A sixth grader at Twelve Corners Middle School, Merulla-Bonn's condition has forced him to advocate for himself. To that end, he has given presentations to the faculty at his school on disability rights and requested accommodations, like moving around desks to allow him to participate in a class scavenger hunt. He said most faculty are understanding and eager to listen.

  • Photo by Josh Saunders

In the process, he has made a name for himself in disability rights circles, and requests for him to speak keep coming. In October, Merulla-Bonn and his family were featured on Connections with Evan Dawson on WXXI News, a media partner of CITY. In January, Merulla-Bonn is set to give a presentation on disability rights to the Society of Protection and Care of Children before 90 people expected to be in attendance.

"And they're going to give me fifty bucks!" Merulla-Bonn said.

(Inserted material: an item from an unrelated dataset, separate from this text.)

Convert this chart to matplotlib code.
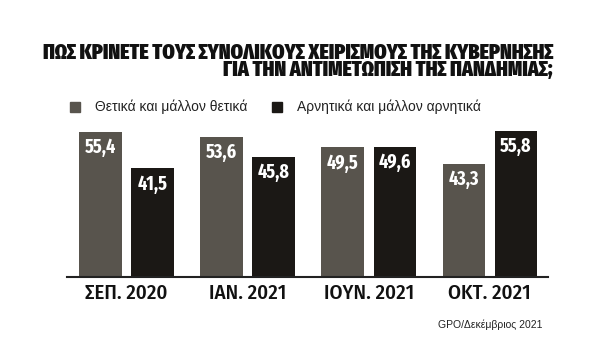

Merulla-Bonn understands people make mistakes, and a key part of his message is owning mistakes.

"If somebody says something to someone else and it hurts their feelings, that person whose feelings were hurt expresses that to that person, 'Hey, that was upsetting, could you please not do that again?'" Merulla-Bonn said. "If that person says, 'I didn't do anything wrong' or 'I'm sorry you feel that,' it's really annoying, in general, because they're not accepting they did anything wrong, they're just making themselves feel good."

  • Photo by Josh Saunders

Merulla-Bonn's experience with self-advocacy has ultimately brought him to a universal and timeless message — everyone can always use someone in their corner.

His parents, Sally Bittner Bonn and David Merulla, said Merulla-Bonn is quick to stand up against injustice, be it classmates being bullied or racism or some other form.

"I think some kids can't really face stuff like that," Merulla-Bonn said. "So when other people help out, it's just good."